Requirements to Submit¶

A dataset with header information, as clean as possible
Metadata for the dataset, as in information about the scientific and technical details of the measurements
An access point for that data (API, THREDDS, manual transfer of files, etc) and any authentication Axiom will need to access it
Any pre-processing needs identified
Any quality control methods documented
A technical point of contact
A scientific point of contact
If information not already provided in metadata:
- A list of the stations included in the dataset, in a CSV file with a header
- A README TXT file with at least the file list, data accreditation, and data licensing detailed

More details about preparing your data and metadata below.

Dataset Details¶

Please provide your dataset in one of the following file formats, in order of preference:

NetCDF
CSV or TSV

Sometimes, in-situ sensor data is not ready for data manipulation or readily available to standard tools. Some examples of pre-processing we have seen include loading data into the ERRDDAP servers or calibration adjustments to the instruments. These are best done by the scientific team responsible for the sensor.

NetCDF Guidelines¶

Follow ACDD 1.3
Follow CF conventions for variable names
Conduct quality control per scientific practice. Refer to recommended best practices
Use a compliance checker and follow its feedback. The CF compliance checker is available here

CSV Guidelines¶

First row: variable name
Second row: units for each variable
First column: time format
Use ISO 8601 format (e.g., 2018-01-01T00:00:13Z)
Provide time in UTC
QC format (if providing with data)
- use variable name + “_qc” (e.g., air_temperature and air_temperature_qc) for header value
- use QARTOD values (2=not eval, 1=pass, etc)
- more about QARTOD here
- please reach out for more information about how to format QC flags if you have questions or if you would like Axiom to apply QC to your data

Table 1. Example of tabular format for CSV data¶
datetime	temperature	salinity
UTC	c	ppm
5/1/24 12:00	29.01	34.33
5/2/24 12:00	27.33	35.01

Table 2. Example of CSV data with units include in column headers¶
datetime	temperature_c	salinity_ppm
5/1/24 12:00	29.01	34.33
5/2/24 12:00	27.33	35.01

If the CSV headers and variables are not already set to CF Conventions, provide a seperate document with a mapping of the columns to them. For example: Variable _temp_ may refer to _sea_surface_temperature_.

Note

TIMESTAMPS Unfortunately, some instruments are local time only. If the date and timestamp data cannot be provide according the ISO 8601 format, please explain the context and provide the following details in the dataset’s README file: format details, such as YYYMM; what is the timezone used; whether daylight savings time is observed; and if a calendar is used, which one.

Providing Access to the Data¶

For both real-time and manually updated data, we will want to know the following:

Where and how is this hosted? Please provide links and any instructions for accessing the data.
How often is the dataset updated?

For continuous, real-time data submission, you should set up a data server, if you don’t have one already, so that we can pull the data from you on a regular basis.
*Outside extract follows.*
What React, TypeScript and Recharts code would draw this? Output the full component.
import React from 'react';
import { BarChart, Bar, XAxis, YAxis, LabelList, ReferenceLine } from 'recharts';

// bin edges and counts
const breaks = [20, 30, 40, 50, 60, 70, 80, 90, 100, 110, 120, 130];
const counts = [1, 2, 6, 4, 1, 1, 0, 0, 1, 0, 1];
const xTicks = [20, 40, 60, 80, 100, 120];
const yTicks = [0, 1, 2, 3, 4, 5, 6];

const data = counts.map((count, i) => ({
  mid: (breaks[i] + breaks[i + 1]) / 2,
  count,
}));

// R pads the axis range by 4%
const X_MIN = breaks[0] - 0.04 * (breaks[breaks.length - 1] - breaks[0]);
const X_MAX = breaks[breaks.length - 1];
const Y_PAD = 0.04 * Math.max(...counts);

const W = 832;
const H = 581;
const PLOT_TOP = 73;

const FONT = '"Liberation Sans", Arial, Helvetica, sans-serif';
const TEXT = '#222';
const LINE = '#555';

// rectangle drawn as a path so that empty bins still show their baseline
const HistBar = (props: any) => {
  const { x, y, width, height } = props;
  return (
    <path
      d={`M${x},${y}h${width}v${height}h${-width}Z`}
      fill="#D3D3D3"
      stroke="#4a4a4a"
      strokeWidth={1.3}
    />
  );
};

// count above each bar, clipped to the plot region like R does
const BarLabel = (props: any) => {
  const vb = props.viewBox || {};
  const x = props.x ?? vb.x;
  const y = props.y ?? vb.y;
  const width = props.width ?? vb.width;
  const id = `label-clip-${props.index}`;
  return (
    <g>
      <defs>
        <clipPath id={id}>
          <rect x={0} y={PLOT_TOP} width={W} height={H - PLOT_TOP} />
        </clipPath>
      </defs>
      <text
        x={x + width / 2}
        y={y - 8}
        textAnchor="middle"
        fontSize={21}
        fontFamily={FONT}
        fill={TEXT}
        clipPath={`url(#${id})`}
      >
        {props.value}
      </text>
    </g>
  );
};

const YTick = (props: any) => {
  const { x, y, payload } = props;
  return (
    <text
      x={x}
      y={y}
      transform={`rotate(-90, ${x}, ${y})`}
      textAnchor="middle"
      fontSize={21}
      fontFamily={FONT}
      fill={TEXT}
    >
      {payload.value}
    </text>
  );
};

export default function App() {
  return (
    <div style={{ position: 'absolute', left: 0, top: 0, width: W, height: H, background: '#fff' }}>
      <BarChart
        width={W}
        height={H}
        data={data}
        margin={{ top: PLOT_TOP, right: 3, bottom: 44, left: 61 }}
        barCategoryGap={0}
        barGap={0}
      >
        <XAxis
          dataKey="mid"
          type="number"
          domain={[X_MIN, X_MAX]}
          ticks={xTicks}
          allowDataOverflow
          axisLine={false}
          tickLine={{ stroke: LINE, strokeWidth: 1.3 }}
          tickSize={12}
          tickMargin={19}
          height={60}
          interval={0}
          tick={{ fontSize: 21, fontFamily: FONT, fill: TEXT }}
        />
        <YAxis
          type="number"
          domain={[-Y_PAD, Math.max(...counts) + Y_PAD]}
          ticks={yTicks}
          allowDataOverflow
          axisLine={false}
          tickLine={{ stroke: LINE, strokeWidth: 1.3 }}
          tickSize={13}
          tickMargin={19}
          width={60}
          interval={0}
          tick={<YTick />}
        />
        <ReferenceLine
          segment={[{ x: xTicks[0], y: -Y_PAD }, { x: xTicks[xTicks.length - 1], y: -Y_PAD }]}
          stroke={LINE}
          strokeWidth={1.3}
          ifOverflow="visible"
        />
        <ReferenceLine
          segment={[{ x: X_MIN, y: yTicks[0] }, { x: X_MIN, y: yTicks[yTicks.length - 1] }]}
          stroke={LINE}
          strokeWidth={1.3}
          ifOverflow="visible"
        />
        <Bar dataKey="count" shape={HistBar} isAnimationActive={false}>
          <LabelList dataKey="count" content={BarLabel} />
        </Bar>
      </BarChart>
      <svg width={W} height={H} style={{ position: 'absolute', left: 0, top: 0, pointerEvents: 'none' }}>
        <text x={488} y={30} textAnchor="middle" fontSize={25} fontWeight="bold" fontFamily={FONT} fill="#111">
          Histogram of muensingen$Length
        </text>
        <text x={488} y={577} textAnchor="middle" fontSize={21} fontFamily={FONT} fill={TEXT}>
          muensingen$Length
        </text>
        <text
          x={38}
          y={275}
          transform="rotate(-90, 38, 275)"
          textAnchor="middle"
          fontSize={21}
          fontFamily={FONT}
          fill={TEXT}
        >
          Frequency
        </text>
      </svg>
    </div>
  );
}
Please use one of the following server options, in order of preference:

ERDDAP
REST API
THREDDS
Public files on HTTP web server (apache, nginx, etc)
FTP server

Note

ERDDAP is preferred because it guarantees a consistent dataset structure, allows us to pull data in a format of our choosing, and we can re-use data ingestion scripts across multiple data sources. A REST API also guarantees structured data, but we have to write new scripts for each API we interact with.

If none of the above apply and this is not a real-time data submission, we can get you set up with data transfer through Research Workspace. If you do not have an account with us, please email info@researchworkspace.com for access and specify the data portal, project, and/or organization that your inquiry relates to.

Points of Contact¶

Please consider providing multiple points of contact in the metadata. Preferably both a science team member and an information technology (IT) team member. These people will be crucial should the Axiom team need to interpret data or troubleshoot getting access to the data.

Metadata¶

Include as much descriptive information about datasets, sensors, platforms, models, analysis methods, and quality-control procedures as possible. Metadata is essential for the long-term usability and reuse of information.

In general, metadata should follow one of the following standards:

ERDDAP
ISO 19115 for dataset and collection-level metadata
ISO 19115-2 XML Metadata: Metadata: Part 2: Extensions for Imagery and Gridded Data
IOOS Metadata Profile for NetCDF
NetCDF-CF 1.6:Climate and Forecast conventions for NetCDF
ACDD 1.3: Attribute Conventions for Data Discovery

Data providers may request access to the Research Workspace to create ISO 19115 compliant metadata using the metadata editor and its associated help documentation.

Station List¶

For each station, please provide as a separate CSV file:

Station name
Location (lat, lng, depth/elevation)
Platform type (fixed, buoy, etc)
Expected data date range (so that we can double-check we have everything) as start date and end date
Instrument and data affiliations/attributions: * at minimum, provide the primary institution affiliated with this data * if possible, provide any other affiliations, such as the operator or funder
Links to web pages or documents with more background information, if available
If there have been other deployments, please let us know so we can keep notes for our reference, even if you are not providing data for those deployments

Some of this information may be included in the README as well.

README.txt¶

READMES are valuable narrative information for human-readable details about the data set. Please include the following details:

The file list
Data accreditation
Data licensing detailed

QC Information¶

Please include the following information in as much detail as possible:

Have you performed QC checks on this data? If so, are the results of these tests available in the dataset? Do you have any links to documentation about your qc process?
How are the QC variables defined in your datasets?
Are you able to provide the results of individual QC tests, an aggregated QC flag, or both?

If QC has not been applied to your data, would you like us to apply QARTOD? See IOOS QARTOD manuals and ioos_qc for more details.